Ajoutons que l’usage de la musique pour une bande dessinée muette renvoie à sa musicalité propre née d’images successives, dans une rythmique intérieure dessinée (forme, mouvement) où l’œil déterminerait fondamentalement la mesure[4]. Un aspect plus affirmé que dans d’autres formes de bandes dessinés jouant des mots, rendant ici son «hybridation» plus naturelle. La multiplication des «concerts dessinés» depuis une quinzaine d’années — expériences auxquelles Blain a déjà participé — renforcerait cet ultime aspect qui donnerait à cet album le statut d’une interprétation dans tous les sens du terme.

Notes

  1. Publié en France dans Lapin n°22, Paris, L’Association, 1999, p. 125-134.

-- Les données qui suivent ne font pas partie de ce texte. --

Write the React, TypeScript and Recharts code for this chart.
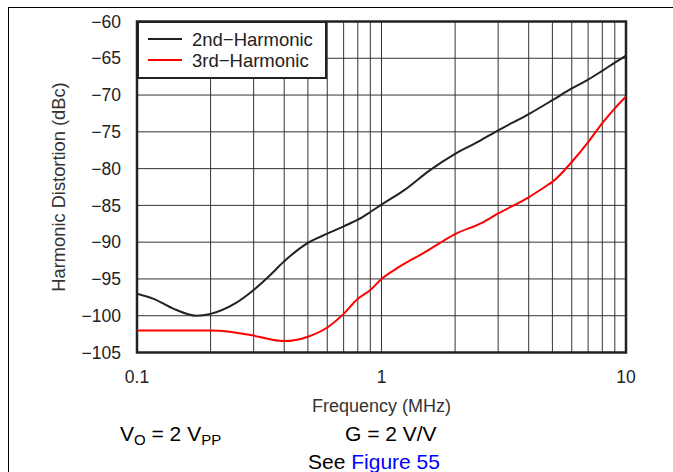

  2. Notons que dans les entretiens accordés ici ou là, Blain ne dit jamais exactement si les planches et les dessins précèdent les textes, même si, à mon sens, il le suggère fortement.
  3. La plupart des commentaires de ce livre parlent de bande son, bof, soundtrack, etc. Aspects que les références à la fin des années 60, début 70 (Pravda la survireuse de G. Peellaert, Easy Rider de D. Hopper, etc.) renforçent.
  4. L’idée de «Musique des images ». Sur la couverture cette bande dessinée est clairement décrite par un autocollant de l’éditeur comme une «bd musicale».